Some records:
____
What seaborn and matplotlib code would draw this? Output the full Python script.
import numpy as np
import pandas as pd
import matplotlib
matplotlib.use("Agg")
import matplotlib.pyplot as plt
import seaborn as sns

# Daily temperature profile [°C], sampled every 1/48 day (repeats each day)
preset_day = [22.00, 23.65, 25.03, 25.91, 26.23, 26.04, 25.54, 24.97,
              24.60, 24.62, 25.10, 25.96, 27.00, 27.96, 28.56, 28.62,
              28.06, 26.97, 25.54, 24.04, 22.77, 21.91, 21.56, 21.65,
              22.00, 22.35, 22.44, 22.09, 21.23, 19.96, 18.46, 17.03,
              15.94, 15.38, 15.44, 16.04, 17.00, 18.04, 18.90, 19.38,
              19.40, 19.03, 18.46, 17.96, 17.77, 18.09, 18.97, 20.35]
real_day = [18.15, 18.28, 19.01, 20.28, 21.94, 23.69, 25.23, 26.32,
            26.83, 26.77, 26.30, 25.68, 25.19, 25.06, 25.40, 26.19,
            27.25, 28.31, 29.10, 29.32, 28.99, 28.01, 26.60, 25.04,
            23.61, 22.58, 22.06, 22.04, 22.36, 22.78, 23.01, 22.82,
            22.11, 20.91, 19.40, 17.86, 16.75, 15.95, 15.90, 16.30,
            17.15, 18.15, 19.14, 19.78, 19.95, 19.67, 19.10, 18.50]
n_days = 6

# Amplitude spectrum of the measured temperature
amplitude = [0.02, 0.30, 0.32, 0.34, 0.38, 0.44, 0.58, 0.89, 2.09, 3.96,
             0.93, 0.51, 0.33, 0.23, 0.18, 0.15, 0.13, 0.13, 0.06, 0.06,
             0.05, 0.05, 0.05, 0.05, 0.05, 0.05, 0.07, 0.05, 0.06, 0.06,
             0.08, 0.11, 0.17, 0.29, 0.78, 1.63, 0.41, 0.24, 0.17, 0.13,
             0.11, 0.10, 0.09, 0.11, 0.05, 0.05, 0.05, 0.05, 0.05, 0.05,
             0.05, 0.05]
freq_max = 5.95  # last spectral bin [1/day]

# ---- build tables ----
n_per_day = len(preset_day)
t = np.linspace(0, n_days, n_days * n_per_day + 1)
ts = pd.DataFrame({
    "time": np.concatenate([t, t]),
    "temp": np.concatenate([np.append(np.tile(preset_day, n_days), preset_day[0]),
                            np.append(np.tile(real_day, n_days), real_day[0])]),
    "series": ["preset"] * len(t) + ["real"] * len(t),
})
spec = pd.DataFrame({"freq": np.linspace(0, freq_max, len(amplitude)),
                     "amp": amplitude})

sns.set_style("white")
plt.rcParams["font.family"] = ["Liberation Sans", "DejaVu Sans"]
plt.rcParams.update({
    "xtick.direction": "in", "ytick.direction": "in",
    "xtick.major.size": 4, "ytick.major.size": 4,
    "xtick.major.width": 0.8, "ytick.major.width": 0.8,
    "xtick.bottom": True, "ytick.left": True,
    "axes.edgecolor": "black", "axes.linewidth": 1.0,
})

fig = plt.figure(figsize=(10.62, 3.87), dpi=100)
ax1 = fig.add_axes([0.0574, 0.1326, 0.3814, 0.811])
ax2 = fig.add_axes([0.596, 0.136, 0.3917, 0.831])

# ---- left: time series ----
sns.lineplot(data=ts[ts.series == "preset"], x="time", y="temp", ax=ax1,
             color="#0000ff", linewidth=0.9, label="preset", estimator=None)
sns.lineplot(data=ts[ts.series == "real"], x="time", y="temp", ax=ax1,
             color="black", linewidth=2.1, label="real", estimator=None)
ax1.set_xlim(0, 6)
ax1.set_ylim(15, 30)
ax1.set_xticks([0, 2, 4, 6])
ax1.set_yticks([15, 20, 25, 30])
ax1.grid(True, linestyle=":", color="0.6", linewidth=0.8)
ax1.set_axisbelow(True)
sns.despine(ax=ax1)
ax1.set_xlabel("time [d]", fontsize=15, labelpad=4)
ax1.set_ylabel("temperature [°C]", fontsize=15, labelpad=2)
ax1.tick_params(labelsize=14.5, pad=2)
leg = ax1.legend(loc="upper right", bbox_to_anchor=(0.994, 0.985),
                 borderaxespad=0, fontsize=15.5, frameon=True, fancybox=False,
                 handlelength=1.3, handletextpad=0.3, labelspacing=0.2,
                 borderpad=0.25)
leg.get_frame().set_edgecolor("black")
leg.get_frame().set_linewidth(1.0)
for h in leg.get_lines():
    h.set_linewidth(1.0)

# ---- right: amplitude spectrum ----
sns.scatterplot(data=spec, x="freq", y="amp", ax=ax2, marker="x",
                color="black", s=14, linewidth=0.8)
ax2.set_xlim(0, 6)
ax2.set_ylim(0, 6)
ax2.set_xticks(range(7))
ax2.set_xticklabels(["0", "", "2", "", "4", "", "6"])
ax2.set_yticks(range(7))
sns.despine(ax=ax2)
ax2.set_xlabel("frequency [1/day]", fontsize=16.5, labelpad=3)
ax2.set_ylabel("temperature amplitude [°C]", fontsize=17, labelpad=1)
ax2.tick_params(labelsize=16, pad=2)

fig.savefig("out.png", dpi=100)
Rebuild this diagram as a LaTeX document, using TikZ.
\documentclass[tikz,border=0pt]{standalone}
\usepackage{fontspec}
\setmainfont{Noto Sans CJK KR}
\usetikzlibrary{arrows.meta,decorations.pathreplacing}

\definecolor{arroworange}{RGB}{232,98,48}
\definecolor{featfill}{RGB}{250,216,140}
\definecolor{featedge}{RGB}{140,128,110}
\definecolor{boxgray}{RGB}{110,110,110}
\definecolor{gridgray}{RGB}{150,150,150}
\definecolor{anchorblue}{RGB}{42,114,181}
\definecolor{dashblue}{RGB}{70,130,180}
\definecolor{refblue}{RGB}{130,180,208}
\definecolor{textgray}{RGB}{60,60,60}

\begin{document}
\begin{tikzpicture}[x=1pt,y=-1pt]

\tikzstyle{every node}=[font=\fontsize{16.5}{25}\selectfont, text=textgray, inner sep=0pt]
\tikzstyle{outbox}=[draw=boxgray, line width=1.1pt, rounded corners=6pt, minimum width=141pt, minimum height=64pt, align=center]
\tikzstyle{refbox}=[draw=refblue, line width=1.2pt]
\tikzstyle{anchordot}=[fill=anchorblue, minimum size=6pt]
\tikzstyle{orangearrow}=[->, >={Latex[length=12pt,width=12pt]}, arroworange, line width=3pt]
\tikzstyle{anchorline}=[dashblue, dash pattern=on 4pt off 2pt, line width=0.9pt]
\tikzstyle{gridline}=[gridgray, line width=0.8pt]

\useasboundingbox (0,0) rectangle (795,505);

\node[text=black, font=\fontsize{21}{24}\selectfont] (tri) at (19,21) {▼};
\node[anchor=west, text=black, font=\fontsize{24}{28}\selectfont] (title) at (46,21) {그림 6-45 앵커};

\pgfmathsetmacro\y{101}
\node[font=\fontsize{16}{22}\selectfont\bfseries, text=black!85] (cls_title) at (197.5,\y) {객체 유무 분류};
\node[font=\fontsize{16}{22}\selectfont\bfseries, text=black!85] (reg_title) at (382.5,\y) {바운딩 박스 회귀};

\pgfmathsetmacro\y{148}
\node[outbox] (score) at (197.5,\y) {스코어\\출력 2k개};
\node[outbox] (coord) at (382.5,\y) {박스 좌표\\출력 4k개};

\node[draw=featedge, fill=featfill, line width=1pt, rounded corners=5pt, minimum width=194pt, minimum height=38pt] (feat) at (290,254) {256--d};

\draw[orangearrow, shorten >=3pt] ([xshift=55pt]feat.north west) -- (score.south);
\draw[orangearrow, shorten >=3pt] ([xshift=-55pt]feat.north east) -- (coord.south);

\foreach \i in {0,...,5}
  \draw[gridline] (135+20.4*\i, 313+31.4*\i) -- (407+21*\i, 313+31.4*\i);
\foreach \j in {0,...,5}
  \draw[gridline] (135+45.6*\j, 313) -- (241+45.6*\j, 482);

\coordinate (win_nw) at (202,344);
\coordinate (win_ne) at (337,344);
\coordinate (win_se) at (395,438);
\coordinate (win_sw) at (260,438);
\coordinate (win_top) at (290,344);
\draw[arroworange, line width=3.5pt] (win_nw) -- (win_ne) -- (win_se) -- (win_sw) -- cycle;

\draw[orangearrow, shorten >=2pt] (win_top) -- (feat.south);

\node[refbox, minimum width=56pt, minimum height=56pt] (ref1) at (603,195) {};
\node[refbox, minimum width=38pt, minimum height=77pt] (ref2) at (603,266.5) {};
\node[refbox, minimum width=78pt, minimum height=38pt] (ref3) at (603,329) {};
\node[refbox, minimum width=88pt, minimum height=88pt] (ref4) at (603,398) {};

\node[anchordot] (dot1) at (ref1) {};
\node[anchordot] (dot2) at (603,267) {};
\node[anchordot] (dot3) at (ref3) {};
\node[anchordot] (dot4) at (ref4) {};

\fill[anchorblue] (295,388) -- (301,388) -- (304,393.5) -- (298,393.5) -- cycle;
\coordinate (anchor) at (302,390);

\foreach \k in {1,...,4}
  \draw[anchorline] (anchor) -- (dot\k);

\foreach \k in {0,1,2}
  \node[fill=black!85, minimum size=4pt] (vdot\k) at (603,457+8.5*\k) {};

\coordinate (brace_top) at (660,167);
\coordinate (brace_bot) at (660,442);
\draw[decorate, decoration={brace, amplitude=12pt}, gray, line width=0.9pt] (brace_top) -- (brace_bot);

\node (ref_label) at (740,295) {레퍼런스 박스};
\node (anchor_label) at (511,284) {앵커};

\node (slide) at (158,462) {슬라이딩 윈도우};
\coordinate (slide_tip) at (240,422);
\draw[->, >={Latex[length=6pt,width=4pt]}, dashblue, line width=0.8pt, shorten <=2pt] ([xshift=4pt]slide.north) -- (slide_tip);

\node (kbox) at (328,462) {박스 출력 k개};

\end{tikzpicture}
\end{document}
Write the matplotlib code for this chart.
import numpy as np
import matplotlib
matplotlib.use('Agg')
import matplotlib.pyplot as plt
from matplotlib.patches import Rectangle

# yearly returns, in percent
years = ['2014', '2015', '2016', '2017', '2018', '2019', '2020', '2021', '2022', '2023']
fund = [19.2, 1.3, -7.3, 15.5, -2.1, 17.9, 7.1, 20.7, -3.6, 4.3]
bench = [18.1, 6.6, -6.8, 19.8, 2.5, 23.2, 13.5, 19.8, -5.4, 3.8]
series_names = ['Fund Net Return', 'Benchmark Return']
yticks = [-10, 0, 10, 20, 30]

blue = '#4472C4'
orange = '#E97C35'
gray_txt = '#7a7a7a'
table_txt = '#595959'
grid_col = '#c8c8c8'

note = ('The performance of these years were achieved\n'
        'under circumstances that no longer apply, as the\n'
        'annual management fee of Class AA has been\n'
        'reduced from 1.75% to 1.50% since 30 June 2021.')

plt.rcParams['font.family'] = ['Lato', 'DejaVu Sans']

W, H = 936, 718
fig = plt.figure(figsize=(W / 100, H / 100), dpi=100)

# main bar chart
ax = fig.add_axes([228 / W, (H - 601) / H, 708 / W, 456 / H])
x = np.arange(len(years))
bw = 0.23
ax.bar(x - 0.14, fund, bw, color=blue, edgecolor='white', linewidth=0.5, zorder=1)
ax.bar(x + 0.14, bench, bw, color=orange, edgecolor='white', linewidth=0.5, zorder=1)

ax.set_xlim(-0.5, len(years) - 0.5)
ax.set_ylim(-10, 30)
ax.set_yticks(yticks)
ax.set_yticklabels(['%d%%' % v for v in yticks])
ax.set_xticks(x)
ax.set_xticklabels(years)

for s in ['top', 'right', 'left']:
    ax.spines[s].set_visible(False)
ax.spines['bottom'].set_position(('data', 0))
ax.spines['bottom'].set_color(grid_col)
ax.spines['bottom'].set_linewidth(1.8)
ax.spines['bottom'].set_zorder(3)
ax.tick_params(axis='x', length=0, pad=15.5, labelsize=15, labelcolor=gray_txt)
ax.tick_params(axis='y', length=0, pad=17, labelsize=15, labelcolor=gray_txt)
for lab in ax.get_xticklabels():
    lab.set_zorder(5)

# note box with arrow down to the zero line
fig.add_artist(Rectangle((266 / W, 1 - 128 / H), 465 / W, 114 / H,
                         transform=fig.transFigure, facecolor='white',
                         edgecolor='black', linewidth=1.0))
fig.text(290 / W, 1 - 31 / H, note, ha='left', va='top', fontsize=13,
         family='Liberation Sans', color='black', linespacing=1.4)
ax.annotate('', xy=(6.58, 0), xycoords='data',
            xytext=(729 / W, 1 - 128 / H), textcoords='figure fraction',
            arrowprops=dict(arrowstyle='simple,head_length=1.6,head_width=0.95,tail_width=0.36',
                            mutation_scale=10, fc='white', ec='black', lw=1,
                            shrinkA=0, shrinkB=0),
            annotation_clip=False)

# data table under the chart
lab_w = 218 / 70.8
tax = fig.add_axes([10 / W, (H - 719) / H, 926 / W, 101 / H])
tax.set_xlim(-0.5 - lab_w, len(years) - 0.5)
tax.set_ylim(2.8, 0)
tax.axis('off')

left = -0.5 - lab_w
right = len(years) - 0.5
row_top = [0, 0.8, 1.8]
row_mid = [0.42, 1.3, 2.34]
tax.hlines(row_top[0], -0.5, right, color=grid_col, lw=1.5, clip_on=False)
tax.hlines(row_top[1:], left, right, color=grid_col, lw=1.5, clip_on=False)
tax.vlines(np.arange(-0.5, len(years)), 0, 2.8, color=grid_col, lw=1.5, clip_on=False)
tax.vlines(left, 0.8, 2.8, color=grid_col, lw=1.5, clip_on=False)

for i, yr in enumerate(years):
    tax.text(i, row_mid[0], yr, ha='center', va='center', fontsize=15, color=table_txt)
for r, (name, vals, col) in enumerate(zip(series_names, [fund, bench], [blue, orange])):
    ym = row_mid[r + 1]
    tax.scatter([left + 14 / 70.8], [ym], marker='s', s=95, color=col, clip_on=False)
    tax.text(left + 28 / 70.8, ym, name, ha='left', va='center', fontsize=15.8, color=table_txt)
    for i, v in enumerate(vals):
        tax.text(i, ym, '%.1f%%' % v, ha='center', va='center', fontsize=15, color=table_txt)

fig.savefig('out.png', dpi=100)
____
*YOUR INSTRUCTIONS*
Find and copy each line above that includes the string "code".

*RESULT FOR THIS EXERCISE*
What seaborn and matplotlib code would draw this? Output the full Python script.
Write the matplotlib code for this chart.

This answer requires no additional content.